Les larmes ne sont pas un pur signe d’effondrement, d’impuissance. Au contraire, elles peuvent constituer un geste politique, une manière de retrouver du sens et une dignité. Le sanglot comme sursaut, tel est le motif du livre de Georges Didi-Huberman, penseur sensible et intellectuel de renommée internationale. Commentant, entre autres, une scène du Cuirassé Potemkine (1925), célèbre film du cinéaste russe Sergueï Eisenstein, Didi-Huberman mobilise la philosophie et l’art pour rendre justice aux larmes, à leur force vulnérable, à leur puissance d’émancipation. Un grand essai, écrit d’une plume aussi douce que généreuse. Jean Birnbaum

LES EDITIONS DE MINUIT

Peuples en larmes, peuples en armes. L’Œil de l’histoire 6, de Georges Didi-Huberman, Minuit, « Paradoxe », 464 p., 29,50 €.

ENQUÊTE. Le Dernier Penalty, de Gigi Riva

C’est une formidable enquête que livre Gigi Riva, avec Le Dernier Penalty. Rédacteur en chef de l’hebdomadaire italien L’Espresso, homonyme d’une légende de la Squadra Azzura (!), Gigi Riva a couvert la guerre des Balkans. Son livre raconte comment foot et politique se sont croisés durant un demi-siècle, jusqu’au paroxysme de Florence en 1990.

Cette année-là, l’Italie accueille le Mondial de foot. Le 30 juin, les Yougoslaves affrontent, en quarts de finale, les Argentins de Maradona. Au coup de sifflet final, le score est nul. La séance des tirs au but s’achève sur un penalty raté du capitaine, Faruk Hadzibegic. Ultime apparition de l’équipe nationale d’un pays en voie d’implosion. C’est dans les virages des stades, tenus par la pègre, qu’ont été formés, en Serbie et en Croatie, les groupes paramilitaires, dont les méfaits, dans les années 1980, préfigurent les conflits de la décennie suivante. Passionnant. Macha Séry

SEUIL

Le Dernier Penalty. Histoire de football et de guerre (L’ultimo rigore di Faruk. Una storia di calcio e di guerra), de Gigi Riva, traduit de l’italien par Martine Segonds-Bauer, Seuil, « Fiction & Cie », 190 p., 15 €.

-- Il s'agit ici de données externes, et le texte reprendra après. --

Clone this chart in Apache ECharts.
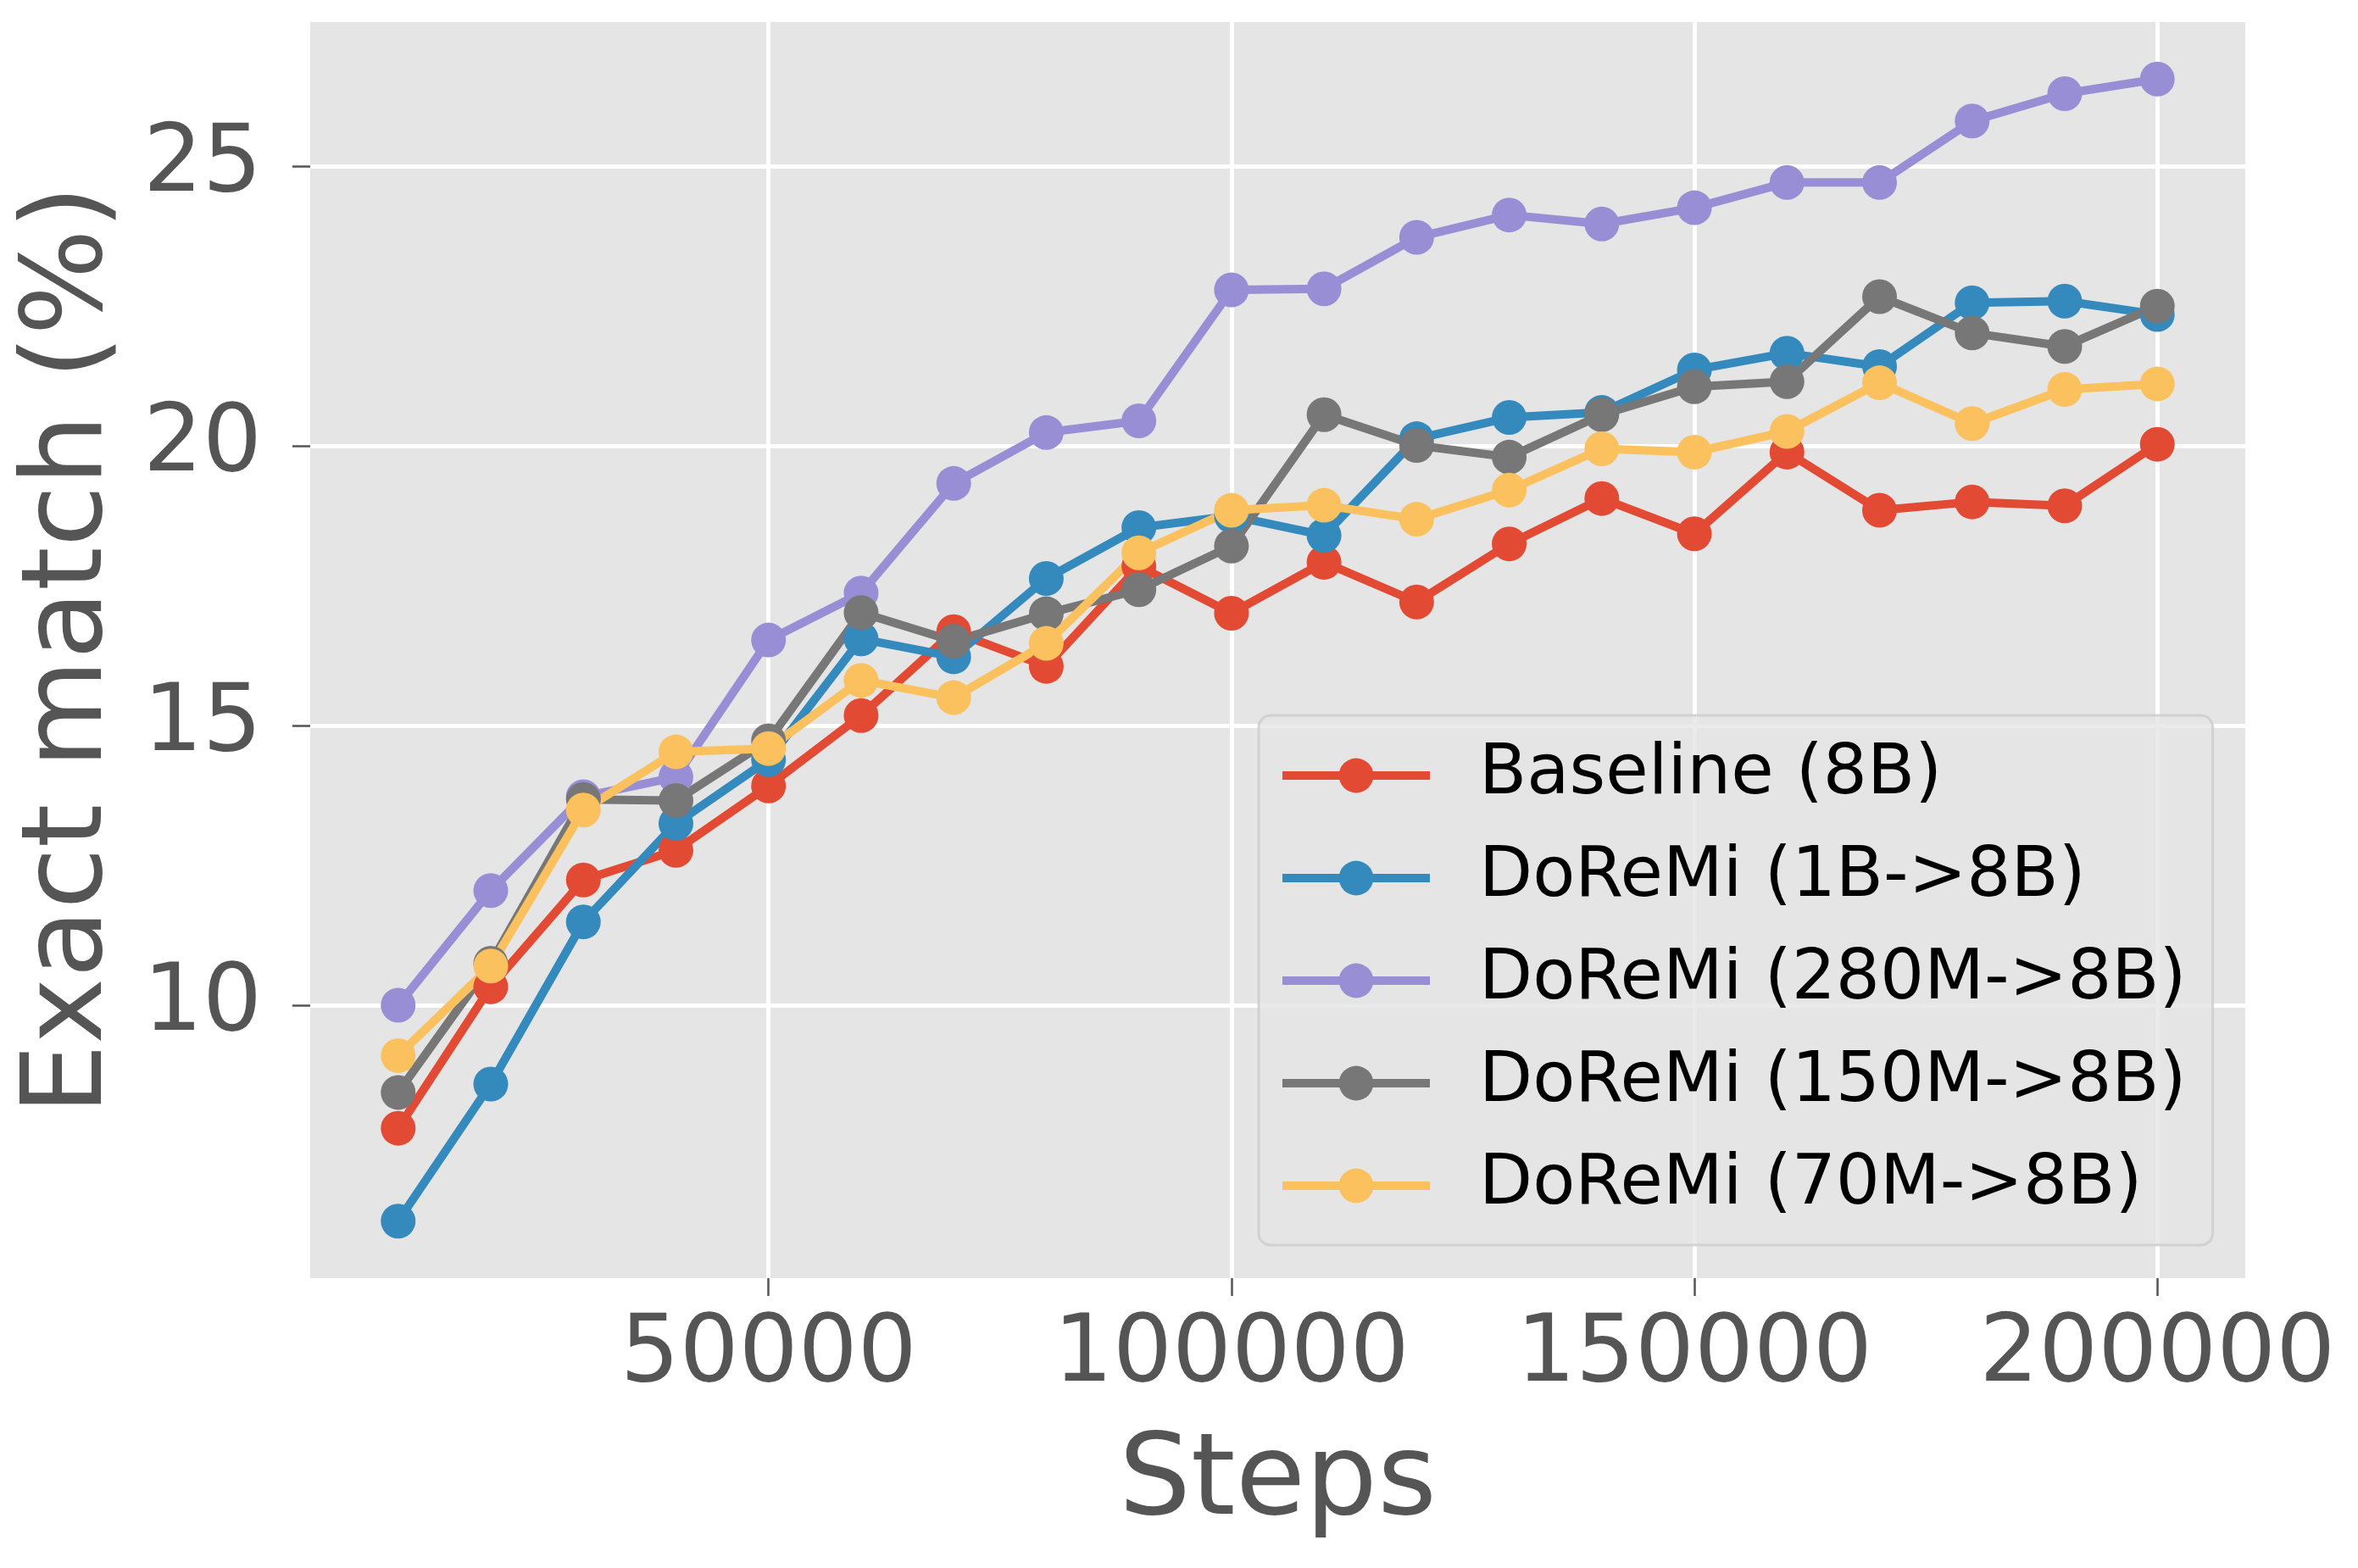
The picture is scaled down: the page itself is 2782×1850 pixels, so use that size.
<!DOCTYPE html>
<html lang="en">
<head>
    <meta charset="UTF-8">
    <title>Exact match vs steps</title>
    <style>
        html, body { margin: 0; padding: 0; background: #fff; }
        #main { width: 2782px; height: 1850px; }
    </style>
</head>
<body>
    <div id="main"></div>
    <script src="https://cdn.jsdelivr.net/npm/echarts@6/dist/echarts.min.js"></script>
    <script>
        // training steps (x)
        var steps = [10000, 20000, 30000, 40000, 50000, 60000, 70000, 80000, 90000, 100000,
                     110000, 120000, 130000, 140000, 150000, 160000, 170000, 180000, 190000, 200000];

        var baseline8B = [7.80, 10.33, 12.24, 12.77, 13.92, 15.18, 16.68, 16.06, 17.85, 17.01,
                          17.92, 17.21, 18.25, 19.06, 18.43, 19.89, 18.85, 19.00, 18.93, 20.03];
        var doremi1B = [6.14, 8.59, 11.49, 13.25, 14.39, 16.55, 16.23, 17.63, 18.54, 18.75,
                        18.40, 20.13, 20.51, 20.60, 21.36, 21.66, 21.42, 22.56, 22.59, 22.35];
        var doremi280M = [10.00, 12.05, 13.73, 14.08, 16.53, 17.37, 19.33, 20.24, 20.45, 22.79,
                          22.81, 23.73, 24.13, 23.97, 24.26, 24.71, 24.71, 25.81, 26.30, 26.56];
        var doremi150M = [8.44, 10.75, 13.68, 13.66, 14.73, 17.02, 16.51, 17.00, 17.43, 18.21,
                          20.56, 20.01, 19.80, 20.56, 21.06, 21.15, 22.67, 22.02, 21.78, 22.50];
        var doremi70M = [9.10, 10.70, 13.49, 14.53, 14.59, 15.81, 15.50, 16.47, 18.09, 18.85,
                         18.94, 18.69, 19.21, 19.95, 19.89, 20.26, 21.13, 20.40, 21.01, 21.11];

        var seriesNames = ['Baseline (8B)', 'DoReMi (1B->8B)', 'DoReMi (280M->8B)', 'DoReMi (150M->8B)', 'DoReMi (70M->8B)'];
        var seriesValues = [baseline8B, doremi1B, doremi280M, doremi150M, doremi70M];
        var colors = ['#E24A33', '#348ABD', '#988ED5', '#777777', '#FBC15E'];

        var xTicks = [50000, 100000, 150000, 200000];
        var yTicks = [10, 15, 20, 25];

        var font = 'DejaVu Sans';

        function pairs(vals) {
            return vals.map(function (v, i) { return [steps[i], v]; });
        }

        var myChart = echarts.init(document.getElementById('main'));

        var series = seriesNames.map(function (name, i) {
            return {
                name: name,
                type: 'line',
                data: pairs(seriesValues[i]),
                symbol: 'circle',
                symbolSize: 41,
                showAllSymbol: true,
                lineStyle: { width: 10, color: colors[i] },
                itemStyle: { color: colors[i] }
            };
        });

        var option = {
            animation: false,
            backgroundColor: '#ffffff',
            color: colors,
            grid: {
                left: 366,
                right: 133,
                top: 26,
                bottom: 342,
                show: true,
                backgroundColor: '#E5E5E5',
                borderWidth: 0
            },
            legend: {
                left: 1485,
                top: 844,
                orient: 'vertical',
                itemWidth: 174,
                itemHeight: 51,
                itemGap: 39,
                padding: [30, 31, 29, 23],
                backgroundColor: 'rgba(229,229,229,0.8)',
                borderColor: 'rgba(204,204,204,0.8)',
                borderWidth: 3,
                borderRadius: 14,
                lineStyle: { width: 10 },
                textStyle: {
                    fontFamily: font,
                    fontSize: 82,
                    color: '#000',
                    padding: [0, 0, 0, 53]
                },
                data: seriesNames
            },
            xAxis: {
                type: 'value',
                min: 500,
                max: 209500,
                name: 'Steps',
                nameLocation: 'middle',
                nameGap: 176,
                nameTextStyle: { fontFamily: font, fontSize: 134, color: '#555555' },
                axisLine: { show: false },
                axisTick: {
                    show: true,
                    length: 21,
                    customValues: xTicks,
                    lineStyle: { color: '#555555', width: 2.5 }
                },
                axisLabel: {
                    customValues: xTicks,
                    margin: 37,
                    fontFamily: font,
                    fontSize: 110,
                    color: '#555555',
                    formatter: function (v) { return String(v); }
                },
                splitLine: { show: true, lineStyle: { color: '#ffffff', width: 5 } }
            },
            yAxis: {
                type: 'value',
                min: 5.12,
                max: 27.58,
                name: 'Exact match (%)',
                nameLocation: 'middle',
                nameGap: 215,
                nameTextStyle: { fontFamily: font, fontSize: 132, color: '#555555' },
                axisLine: { show: false },
                axisTick: {
                    show: true,
                    length: 21,
                    customValues: yTicks,
                    lineStyle: { color: '#555555', width: 2.5 }
                },
                axisLabel: {
                    customValues: yTicks,
                    margin: 57,
                    fontFamily: font,
                    fontSize: 110,
                    color: '#555555'
                },
                splitLine: { show: true, lineStyle: { color: '#ffffff', width: 5 } }
            },
            series: series
        };

        myChart.setOption(option);
    </script>
</body>
</html>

RÉCIT. Histoires d’œils, de Philippe Costamagna

C’est un livre ami du désordre et de l’Italie, posé mais un peu fou quand même. On y parle de peinture et d’argent, d’érudits parfois bandits, mais aussi de Raphaël, de doigts de pied christiques, de garagistes et de révélations. Il faut dire que le métier de l’auteur, cette étrange profession dont il nous entreprend dans les pages d’Histoires d’œils, mène à l’aventure. Philippe Costamagna est un « œil », un spécialiste du regard, l’homme qui confirme les attributions, déniche des auteurs aux tableaux oubliés, débusque les faux, tire une œuvre de l’obscurité ou l’y replonge. Révélation, intuition, coup de génie : la profession a ses légendes. Elle a aussi ses héros et ses fondateurs. Avec une tranquille élégance, l’auteur nous initie à cette mythologie. Mi-essai historique, mi-récit autobiographique, riche de mille anecdotes, Histoires d’œils suit son chemin en serpentant, pour notre plus grand plaisir. Julie Clarini

GRASSET

Histoires d’œils, de Philippe Costamagna, Grasset, « Le courage », 272 p., 20 €.

RÉCIT DE VOYAGE. Séjour au Nevada, de Bernardo Atxaga

Il y a sans doute plus enthousiasmant que Reno, grande ville du Nevada, pour s’expatrier. C’est pourtant dans cette cité, petite sœur riche en casinos de Las Vegas, la folie et le kitsch en moins, que le romancier espagnol Bernardo Atxaga s’est vu offrir, en 2007, une résidence d’écriture de dix mois. Un pensum ? Au contraire : l’écrivain, aussi habile à saisir l’étrangeté des personnages qu’il croise qu’à décrire les décors majestueux qui l’entourent, a tiré de cette expérience un livre réjouissant, à la croisée des genres : autobiographie, essai, carnet de voyage, roman policier… Soit un ensemble hybride de plus d’une centaine de textes qui fait de cet exil consenti une aventure littéraire palpitante. Ariane Singer

CHRISTIAN BOURGOIS

Séjour au Nevada, de Bernardo Atxaga, traduit de l’espagnol par André Gabastou, Christian Bourgois, 472 p., 20 €.